In [1]:
import torch
from torch import nn

## GRU-RCN
GRU-RCN is from this paper: https://arxiv.org/pdf/1511.06432

"Model parameters $W, W^{l}_z, W^{l}_r$ and $U, U^{l}_z, U^{l}_r$ are 2d-convolutional kernels. Our model results in hidden recurrent representation that preverves the spatial topoloy, $h_t^{l} = (h_t^{l}(i,j))$ where $(h_t^{l}(i,j)$ is a feature vector defined at the location $(i,j)$. To ensure that the spatial size of the hidden representation remains fixed over time, we use zero-padding in the recurrent convolutions."

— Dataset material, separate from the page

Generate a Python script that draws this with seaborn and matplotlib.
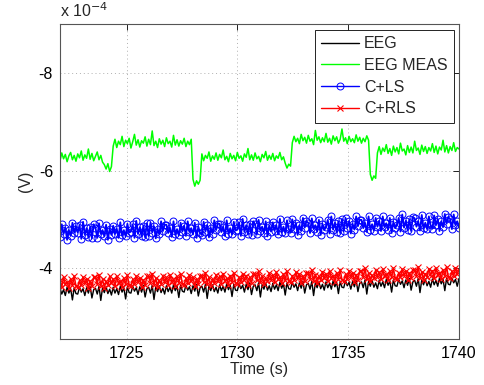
import numpy as np
import pandas as pd
import matplotlib
matplotlib.use("Agg")
import matplotlib.pyplot as plt
import seaborn as sns

# ---- data (values in units of 1e-4 V), sampled every 0.08 s ----
t_start, t_step, n_samples = 1722.0, 0.08, 226
time_s = t_start + t_step * np.arange(n_samples)

eeg = [
    -3.59, -3.47, -3.56, -3.44, -3.61, -3.49, -3.58, -3.35, -3.60, -3.48,
    -3.47, -3.61, -3.51, -3.58, -3.44, -3.60, -3.49, -3.63, -3.39, -3.56,
    -3.59, -3.47, -3.63, -3.34, -3.60, -3.50, -3.62, -3.48, -3.57, -3.45,
    -3.61, -3.49, -3.58, -3.46, -3.63, -3.51, -3.60, -3.37, -3.62, -3.50,
    -3.49, -3.63, -3.53, -3.60, -3.46, -3.62, -3.51, -3.65, -3.41, -3.58,
    -3.61, -3.49, -3.65, -3.36, -3.62, -3.52, -3.64, -3.50, -3.59, -3.47,
    -3.64, -3.52, -3.61, -3.49, -3.66, -3.54, -3.63, -3.40, -3.65, -3.53,
    -3.51, -3.65, -3.55, -3.62, -3.48, -3.64, -3.53, -3.67, -3.43, -3.60,
    -3.63, -3.51, -3.67, -3.38, -3.64, -3.54, -3.66, -3.52, -3.61, -3.49,
    -3.66, -3.54, -3.63, -3.51, -3.68, -3.56, -3.65, -3.42, -3.67, -3.55,
    -3.54, -3.68, -3.58, -3.65, -3.51, -3.67, -3.56, -3.70, -3.46, -3.63,
    -3.66, -3.54, -3.70, -3.41, -3.67, -3.57, -3.69, -3.55, -3.64, -3.52,
    -3.69, -3.57, -3.66, -3.54, -3.71, -3.59, -3.68, -3.45, -3.70, -3.58,
    -3.57, -3.71, -3.61, -3.68, -3.54, -3.70, -3.59, -3.73, -3.49, -3.66,
    -3.69, -3.57, -3.73, -3.44, -3.70, -3.60, -3.72, -3.58, -3.67, -3.55,
    -3.72, -3.60, -3.69, -3.57, -3.74, -3.62, -3.71, -3.48, -3.73, -3.61,
    -3.60, -3.74, -3.64, -3.71, -3.57, -3.73, -3.62, -3.76, -3.52, -3.69,
    -3.72, -3.60, -3.76, -3.47, -3.73, -3.63, -3.75, -3.61, -3.70, -3.58,
    -3.75, -3.63, -3.72, -3.60, -3.77, -3.65, -3.74, -3.51, -3.76, -3.64,
    -3.63, -3.77, -3.67, -3.74, -3.60, -3.76, -3.65, -3.79, -3.55, -3.72,
    -3.75, -3.63, -3.79, -3.50, -3.76, -3.66, -3.78, -3.64, -3.73, -3.61,
    -3.78, -3.66, -3.75, -3.63, -3.80, -3.68, -3.77, -3.54, -3.79, -3.67,
    -3.66, -3.80, -3.70, -3.77, -3.63, -3.79,
]

eeg_meas = [
    -6.20, -6.36, -6.24, -6.33, -6.18, -6.30, -6.37, -6.22, -6.31, -6.19,
    -6.34, -6.26, -6.40, -6.21, -6.32, -6.25, -6.44, -6.23, -6.35, -6.20,
    -6.29, -6.38, -6.22, -6.31, -6.17, -6.12, -6.03, -6.14, -5.98, -6.08,
    -6.50, -6.64, -6.47, -6.60, -6.53, -6.70, -6.49, -6.62, -6.55, -6.66,
    -6.46, -6.59, -6.74, -6.52, -6.63, -6.48, -6.61, -6.56, -6.69, -6.50,
    -6.64, -6.53, -6.81, -6.51, -6.60, -6.47, -6.65, -6.54, -6.62, -6.49,
    -6.67, -6.55, -6.60, -6.48, -6.72, -6.52, -6.63, -6.50, -6.61, -6.54,
    -6.66, -6.49, -6.60, -6.53, -6.64,
    -5.82, -5.68, -5.79, -5.72, -5.80,
    -6.34, -6.20, -6.31, -6.25, -6.38, -6.19, -6.30, -6.23, -6.36, -6.21,
    -6.33, -6.26, -6.42, -6.22, -6.29, -6.18, -6.35, -6.24, -6.31, -6.20,
    -6.37, -6.25, -6.30, -6.19, -6.34, -6.27, -6.45, -6.22, -6.32, -6.21,
    -6.36, -6.24, -6.29, -6.18, -6.33, -6.26, -6.39, -6.21, -6.31, -6.23,
    -6.35, -6.20, -6.30, -6.25, -6.37, -6.22, -6.28, -6.15, -6.05, -6.13, -6.09,
    -6.57, -6.70, -6.59, -6.66, -6.55, -6.74, -6.61, -6.68, -6.56, -6.72,
    -6.60, -6.65, -6.53, -6.82, -6.62, -6.69, -6.57, -6.67, -6.59, -6.76,
    -6.58, -6.66, -6.54, -6.71, -6.61, -6.69, -6.56, -6.64, -6.85, -6.60,
    -6.67, -6.55, -6.70, -6.59, -6.65, -6.57, -6.73, -6.60, -6.68, -6.56,
    -6.66, -6.59, -6.71, -6.62,
    -5.92, -5.80, -5.89, -5.84,
    -6.36, -6.49, -6.33, -6.46, -6.39, -6.53, -6.35, -6.45, -6.31, -6.50,
    -6.38, -6.47, -6.34, -6.56, -6.40, -6.44, -6.32, -6.51, -6.37, -6.48,
    -6.36, -6.60, -6.41, -6.46, -6.33, -6.52, -6.39, -6.49, -6.35, -6.47,
    -6.40, -6.55, -6.37, -6.50, -6.34, -6.48, -6.42, -6.62, -6.38, -6.51,
    -6.36, -6.49, -6.41, -6.57, -6.39, -6.47, -6.44,
]

c_ls = [
    -4.63, -4.90, -4.70, -4.83, -4.58, -4.78, -4.66, -4.93, -4.73, -4.86,
    -4.73, -4.88, -4.60, -4.95, -4.68, -4.82, -4.63, -4.85, -4.61, -4.90,
    -4.83, -4.62, -4.92, -4.70, -4.78, -4.65, -4.89, -4.58, -4.81, -4.68,
    -4.87, -4.70, -4.81, -4.62, -4.94, -4.67, -4.78, -4.65, -4.91, -4.73,
    -4.75, -4.90, -4.62, -4.97, -4.70, -4.84, -4.65, -4.87, -4.63, -4.92,
    -4.66, -4.93, -4.73, -4.86, -4.61, -4.81, -4.69, -4.96, -4.76, -4.89,
    -4.89, -4.72, -4.83, -4.64, -4.96, -4.69, -4.80, -4.67, -4.93, -4.75,
    -4.87, -4.66, -4.96, -4.74, -4.82, -4.69, -4.93, -4.62, -4.85, -4.72,
    -4.68, -4.95, -4.75, -4.88, -4.63, -4.83, -4.71, -4.98, -4.78, -4.91,
    -4.91, -4.74, -4.85, -4.66, -4.98, -4.71, -4.82, -4.69, -4.95, -4.77,
    -4.79, -4.94, -4.66, -5.01, -4.74, -4.88, -4.69, -4.91, -4.67, -4.96,
    -4.90, -4.69, -4.99, -4.77, -4.85, -4.72, -4.96, -4.65, -4.88, -4.75,
    -4.94, -4.77, -4.88, -4.69, -5.01, -4.74, -4.85, -4.72, -4.98, -4.80,
    -4.73, -5.00, -4.80, -4.93, -4.68, -4.88, -4.76, -5.03, -4.83, -4.96,
    -4.93, -4.72, -5.02, -4.80, -4.88, -4.75, -4.99, -4.68, -4.91, -4.78,
    -4.84, -4.99, -4.71, -5.06, -4.79, -4.93, -4.74, -4.96, -4.72, -5.01,
    -4.76, -5.03, -4.83, -4.96, -4.71, -4.91, -4.79, -5.06, -4.86, -4.99,
    -4.99, -4.82, -4.93, -4.74, -5.06, -4.79, -4.90, -4.77, -5.03, -4.85,
    -4.97, -4.76, -5.06, -4.84, -4.92, -4.79, -5.03, -4.72, -4.95, -4.82,
    -4.88, -5.03, -4.75, -5.10, -4.83, -4.97, -4.78, -5.00, -4.76, -5.05,
    -5.02, -4.85, -4.96, -4.77, -5.09, -4.82, -4.93, -4.80, -5.06, -4.88,
    -4.81, -5.08, -4.88, -5.01, -4.76, -4.96, -4.84, -5.11, -4.91, -5.04,
    -5.01, -4.80, -5.10, -4.88, -4.96, -4.83,
]

c_rls = [
    -3.76, -3.61, -3.82, -3.67, -3.72, -3.59, -3.78, -3.65, -3.84, -3.63,
    -3.61, -3.75, -3.65, -3.82, -3.69, -3.78, -3.59, -3.74, -3.63, -3.81,
    -3.81, -3.68, -3.87, -3.64, -3.77, -3.60, -3.73, -3.66, -3.83, -3.69,
    -3.78, -3.63, -3.84, -3.69, -3.74, -3.61, -3.80, -3.67, -3.86, -3.65,
    -3.63, -3.77, -3.67, -3.84, -3.71, -3.80, -3.61, -3.76, -3.65, -3.83,
    -3.83, -3.70, -3.89, -3.66, -3.79, -3.62, -3.75, -3.68, -3.85, -3.71,
    -3.81, -3.66, -3.87, -3.72, -3.77, -3.64, -3.83, -3.70, -3.89, -3.68,
    -3.65, -3.79, -3.69, -3.86, -3.73, -3.82, -3.63, -3.78, -3.67, -3.85,
    -3.85, -3.72, -3.91, -3.68, -3.81, -3.64, -3.77, -3.70, -3.87, -3.73,
    -3.83, -3.68, -3.89, -3.74, -3.79, -3.66, -3.85, -3.72, -3.91, -3.70,
    -3.68, -3.82, -3.72, -3.89, -3.76, -3.85, -3.66, -3.81, -3.70, -3.88,
    -3.88, -3.75, -3.94, -3.71, -3.84, -3.67, -3.80, -3.73, -3.90, -3.76,
    -3.86, -3.71, -3.92, -3.77, -3.82, -3.69, -3.88, -3.75, -3.94, -3.73,
    -3.71, -3.85, -3.75, -3.92, -3.79, -3.88, -3.69, -3.84, -3.73, -3.91,
    -3.91, -3.78, -3.97, -3.74, -3.87, -3.70, -3.83, -3.76, -3.93, -3.79,
    -3.89, -3.74, -3.95, -3.80, -3.85, -3.72, -3.91, -3.78, -3.97, -3.76,
    -3.74, -3.88, -3.78, -3.95, -3.82, -3.91, -3.72, -3.87, -3.76, -3.94,
    -3.94, -3.81, -4.00, -3.77, -3.90, -3.73, -3.86, -3.79, -3.96, -3.82,
    -3.92, -3.77, -3.98, -3.83, -3.88, -3.75, -3.94, -3.81, -4.00, -3.79,
    -3.77, -3.91, -3.81, -3.98, -3.85, -3.94, -3.75, -3.90, -3.79, -3.97,
    -3.97, -3.84, -4.03, -3.80, -3.93, -3.76, -3.89, -3.82, -3.99, -3.85,
    -3.95, -3.80, -4.01, -3.86, -3.91, -3.78, -3.97, -3.84, -4.03, -3.82,
    -3.80, -3.94, -3.84, -4.01, -3.88, -3.97,
]

x_ticks = [1725, 1730, 1735, 1740]
y_ticks = [-8, -6, -4]
series_labels = ["EEG", "EEG MEAS", "C+LS", "C+RLS"]

# ---- style ----
sns.set_style("white")
plt.rcParams["font.family"] = ["Liberation Sans", "DejaVu Sans"]
FS = 11.5
plt.rcParams["font.size"] = FS

fig = plt.figure(figsize=(4.85, 3.85), dpi=100)
ax = fig.add_axes([60 / 485, 46 / 385, 399 / 485, 315 / 385])

sns.lineplot(x=time_s, y=eeg, ax=ax, color="black", linewidth=1.0,
             estimator=None, sort=False, label=series_labels[0])
sns.lineplot(x=time_s, y=eeg_meas, ax=ax, color="#00ff00", linewidth=1.1,
             estimator=None, sort=False, label=series_labels[1])
sns.lineplot(x=time_s, y=c_ls, ax=ax, color="#0000ff", linewidth=1.3,
             marker="o", markersize=5.0, markerfacecolor="none",
             markeredgecolor="#0000ff", markeredgewidth=0.7,
             estimator=None, sort=False, label=series_labels[2])
sns.lineplot(x=time_s, y=c_rls, ax=ax, color="#ff0000", linewidth=1.1,
             marker="x", markersize=4.0, markeredgewidth=0.8,
             markeredgecolor="#ff0000",
             estimator=None, sort=False, label=series_labels[3])

ax.set_xlim(1722, 1740)
ax.set_ylim(-2.55, -9.0)
ax.set_xticks(x_ticks)
ax.set_yticks(y_ticks)
ax.set_xticklabels([str(v) for v in x_ticks])
ax.set_yticklabels([str(v) for v in y_ticks])
ax.grid(True, linestyle=(0, (1, 3)), color="#b0b0b0", linewidth=0.7)
ax.tick_params(direction="in", length=4, width=0.6, top=True, right=True,
               labelsize=FS, colors="black", pad=5)
for s in ax.spines.values():
    s.set_color("#555555")
    s.set_linewidth(0.8)

ax.set_xlabel("Time (s)", fontsize=FS, labelpad=1)
ax.set_ylabel("(V)", fontsize=FS, labelpad=4)
ax.text(0.0, 1.012, r"x 10$^{-4}$", transform=ax.transAxes,
        ha="left", va="bottom", fontsize=FS)

leg = ax.legend(loc="upper right", bbox_to_anchor=(0.988, 0.981),
                frameon=True, fancybox=False, fontsize=FS,
                handlelength=2.4, handletextpad=0.3, labelspacing=0.42,
                borderpad=0.4, borderaxespad=0.0)
for h in leg.get_lines():
    h.set_linewidth(1.0)
leg.get_frame().set_edgecolor("black")
leg.get_frame().set_linewidth(0.6)
leg.get_frame().set_facecolor("white")
leg.get_frame().set_alpha(1.0)

fig.savefig("out.png", dpi=100)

"Using convolution, parameters $W, W^{l}_z, W^{l}_r$ have a size of $k_1 \times k_2 \times O_x \times O_h$ where $k_1 \times k_2$ is the convolutional kernel size (usually $3 \times 3$)."

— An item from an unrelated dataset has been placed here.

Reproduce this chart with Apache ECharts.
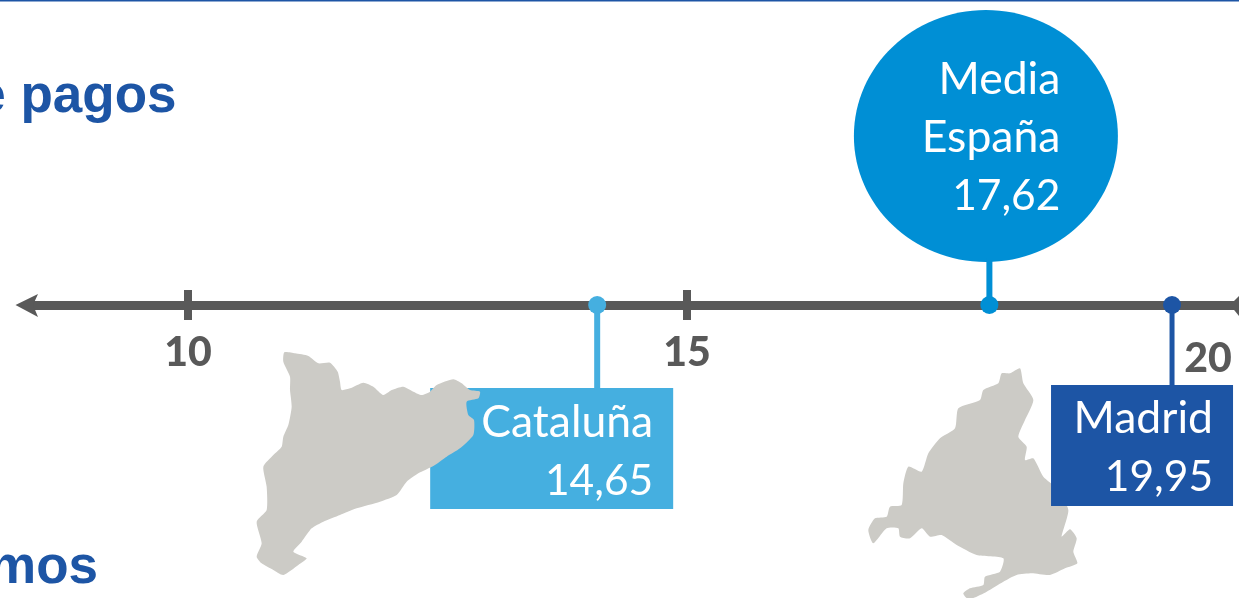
<!DOCTYPE html>
<html>
<head>
<meta charset="utf-8">
<script src="https://cdn.jsdelivr.net/npm/echarts@6/dist/echarts.min.js"></script>
<style>html,body{margin:0;padding:0;background:#fff;overflow:hidden}#c{width:1239px;height:598px}</style>
</head>
<body>
<div id="c"></div>
<script>
// ---- data ----
const regionNames = ['Cataluña', 'Media\nEspaña', 'Madrid'];
const printedValues = ['14,65', '17,62', '19,95'];
// where the dots actually sit on the drawn scale (the source is not to scale with its labels)
const dotPositions = [14.10, 18.03, 19.86];
const tickValues = [10, 15];
const tickLabelValues = [10, 15, 20];
const tickLabels = ['10', '15', '20'];
const titleFragments = ['e pagos', 'mos'];

// ---- styling ----
const BLUE = '#1D55A5', SKY = '#45AFE0', CYAN = '#008FD5', GREY = '#595959', MAP = '#CCCBC6';
const FONT = 'Lato, "Noto Sans", sans-serif';
const AXIS_LEFT = 30, AXIS_Y = 305;
const callouts = [
  { color: SKY,  kind: 'box',    left: -167, right: 76, top: 388, bottom: 509, textRight: 56,  textY: 452, lw: 6 },
  { color: CYAN, kind: 'ellipse', cx: -3.5, cy: 136, rx: 132, ry: 126, stemTop: 258, textRight: 71, textY: 138, lw: 6 },
  { color: BLUE, kind: 'box',    left: -121, right: 61, top: 385, bottom: 506, textRight: 41, textY: 448, lw: 5 }
];

const catalunaOutline = [[133,37],[165,40],[205,48],[235,70],[270,68],[293,95],[300,125],[305,150],[330,145],[370,128],[400,140],[430,165],[455,150],[490,140],[520,155],[545,165],[570,155],[590,135],[640,118],[665,130],[690,150],[720,155],[715,175],[680,185],[685,225],[702,240],[700,285],[660,325],[620,350],[580,378],[535,400],[500,425],[470,465],[420,485],[350,505],[300,525],[250,545],[215,565],[185,605],[160,635],[200,655],[175,675],[130,705],[100,690],[65,670],[50,650],[65,610],[50,545],[80,510],[80,440],[70,380],[100,345],[125,320],[130,290],[145,255],[155,200],[150,150],[150,110],[130,65]];
const madridOutline = [[480,265],[490,310],[520,360],[495,420],[475,470],[500,500],[495,540],[520,535],[550,590],[590,625],[625,690],[605,770],[630,748],[650,775],[640,815],[652,850],[615,865],[570,885],[515,880],[470,885],[430,905],[380,935],[340,954],[320,954],[310,940],[330,925],[370,915],[375,890],[420,875],[430,835],[350,825],[290,795],[245,765],[210,770],[185,745],[150,775],[120,770],[115,745],[80,745],[40,790],[25,750],[45,715],[80,710],[90,680],[125,675],[130,610],[145,560],[185,575],[205,520],[240,475],[285,445],[295,385],[360,360],[370,330],[415,310],[425,280],[450,280]];

const chart = echarts.init(document.getElementById('c'), null, { renderer: 'canvas' });

function renderCallout(params, api) {
  const i = api.value(1);
  const c = callouts[i];
  const [x] = api.coord([api.value(0), 0]);
  const kids = [];
  if (c.kind === 'box') {
    kids.push({ type: 'rect', shape: { x: x + c.left, y: c.top, width: c.right - c.left, height: c.bottom - c.top }, style: { fill: c.color } });
    kids.push({ type: 'rect', shape: { x: x - c.lw / 2, y: AXIS_Y, width: c.lw, height: c.top - AXIS_Y }, style: { fill: c.color } });
  } else {
    kids.push({ type: 'ellipse', shape: { cx: x + c.cx, cy: c.cy, rx: c.rx, ry: c.ry }, style: { fill: c.color } });
    kids.push({ type: 'rect', shape: { x: x - c.lw / 2, y: c.stemTop, width: c.lw, height: AXIS_Y - c.stemTop }, style: { fill: c.color } });
  }
  kids.push({ type: 'circle', shape: { cx: x, cy: AXIS_Y, r: 9 }, style: { fill: c.color } });
  const names = regionNames[i].split('\n');
  const lines = names.concat(printedValues[i]);
  lines.forEach((t, k) => {
    const isValue = k === lines.length - 1;
    kids.push({ type: 'text', style: {
      text: t, x: x + c.textRight, y: c.textY + (k - (lines.length - 1) / 2) * 58,
      align: 'right', verticalAlign: 'middle', fill: '#fff',
      font: '400 ' + (isValue ? 42.5 : 44.5) + 'px ' + FONT
    } });
  });
  return { type: 'group', children: kids };
}

function renderTickLabel(params, api) {
  const v = api.value(0);
  const [x] = api.coord([v, 0]);
  const shifted = v === 20;
  return { type: 'text', style: {
    text: tickLabels[params.dataIndex], x: x + (shifted ? 22 : 0), y: AXIS_Y + (shifted ? 54 : 48),
    align: 'center', verticalAlign: 'middle', fill: GREY, font: '900 41px ' + FONT
  } };
}

const option = {
  animation: false,
  backgroundColor: '#fff',
  grid: { left: AXIS_LEFT, right: 0, top: 0, bottom: 598 - AXIS_Y },
  xAxis: {
    type: 'value',
    min: 10 - (188 - AXIS_LEFT) / 99.8,
    max: 10 + (1239 - 188) / 99.8,
    splitLine: { show: false },
    axisTick: { show: false },
    axisLabel: { show: false },
    axisLine: { show: true, onZero: false, lineStyle: { color: GREY, width: 9 } }
  },
  yAxis: { type: 'value', min: 0, max: 1, show: false },
  series: [
    { type: 'scatter', name: 'ticks', z: 3, silent: true, symbol: 'rect', symbolSize: [8, 30],
      itemStyle: { color: GREY, opacity: 1 }, data: tickValues.map(v => [v, 0]) },
    { type: 'custom', name: 'tickLabels', z: 3, silent: true, clip: false, renderItem: renderTickLabel,
      data: tickLabelValues.map(v => [v, 0]) },
    { type: 'custom', name: 'callouts', z: 10, silent: true, clip: false, renderItem: renderCallout,
      data: dotPositions.map((p, i) => [p, i]) }
  ],
  graphic: [
    { type: 'rect', shape: { x: 0, y: 0, width: 1239, height: 1.5 }, style: { fill: BLUE }, z: 20 },
    { type: 'polygon', shape: { points: [[15.5, 305], [38, 294], [33, 305], [38, 317]] }, style: { fill: GREY }, z: 4 },
    { type: 'polygon', shape: { points: [[1230, 305], [1239, 296], [1239, 316]] }, style: { fill: GREY }, z: 4 },
    { type: 'polygon', x: 860, y: 280, scaleX: 1 / 3, scaleY: 1 / 3, shape: { points: madridOutline, smooth: 0.2 }, style: { fill: MAP }, z: 1 },
    { type: 'polygon', x: 240, y: 340, scaleX: 1 / 3, scaleY: 1 / 3, shape: { points: catalunaOutline, smooth: 0.2 }, style: { fill: MAP }, z: 50 },
    { type: 'text', z: 20, style: { text: titleFragments[0], x: 176.5, y: 97, align: 'right', verticalAlign: 'middle', fill: BLUE, font: '700 53px "Liberation Sans", Arial, sans-serif' } },
    { type: 'text', z: 20, style: { text: titleFragments[1], x: 98, y: 568, align: 'right', verticalAlign: 'middle', fill: BLUE, font: '700 53px "Liberation Sans", Arial, sans-serif' } }
  ]
};
chart.setOption(option);
</script>
</body>
</html>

The DPFlow seems to only use ConvGRUCell as the forward and backward GRU

In [2]:
class ConvGRUCell(nn.Module):
    def __init__(self, input_channel, hidden_channel):
        """
        A GRU-RNC cell.
        
        @type  input_channel: integer
        @param input_channel: number of input channels
        @type  hidden_channel: integer
        @param hidden_channel: number of the hidden channels 
        """
        super(ConvGRUCell, self).__init__()
        self.conv_Wz = nn.Conv2d(input_channel, hidden_channel, kernel_size=3, padding=1)
        self.conv_Uz = nn.Conv2d(hidden_channel, hidden_channel, kernel_size=3, padding=1)
        self.conv_Wr = nn.Conv2d(input_channel, hidden_channel, kernel_size=3, padding=1)
        self.conv_Ur = nn.Conv2d(hidden_channel, hidden_channel, kernel_size=3, padding=1)
        self.conv_W = nn.Conv2d(input_channel, hidden_channel, kernel_size=3, padding=1)
        self.conv_U = nn.Conv2d(hidden_channel, hidden_channel, kernel_size=3, padding=1)
        self.sigmoid = nn.Sigmoid()
    
    def forward(self, x: torch.tensor, h_prev: torch.tensor):
        """
        @rtype:   torch.tensor
        @return:  hidden representation of this ConvGRU cell with shape (batch, channel, height, width)
        """
        z = self.sigmoid(self.conv_Wz(x) + self.conv_Uz(h_prev))
        r = self.sigmoid(self.conv_Wr(x) + self.conv_Ur(h_prev))
        h_hat = torch.tanh(self.conv_W(x) + self.conv_U(r*h_prev))

        h = ((1-z) * h_prev) + (z * h_hat)
        return h

In [18]:
# We need to specify the size of the hidden representation
batch_size = 32
hidden_channel = 64
hidden_height, hidden_width = 32, 32

# dummy data
x = torch.randn((batch_size, 3, 32, 32));
h0 = torch.zeros((batch_size, hidden_channel, hidden_height, hidden_width));

In [19]:
convGRUCell = ConvGRUCell(3, hidden_channel)
h = convGRUCell(x, h0)
h.shape

torch.Size([32, 64, 32, 32])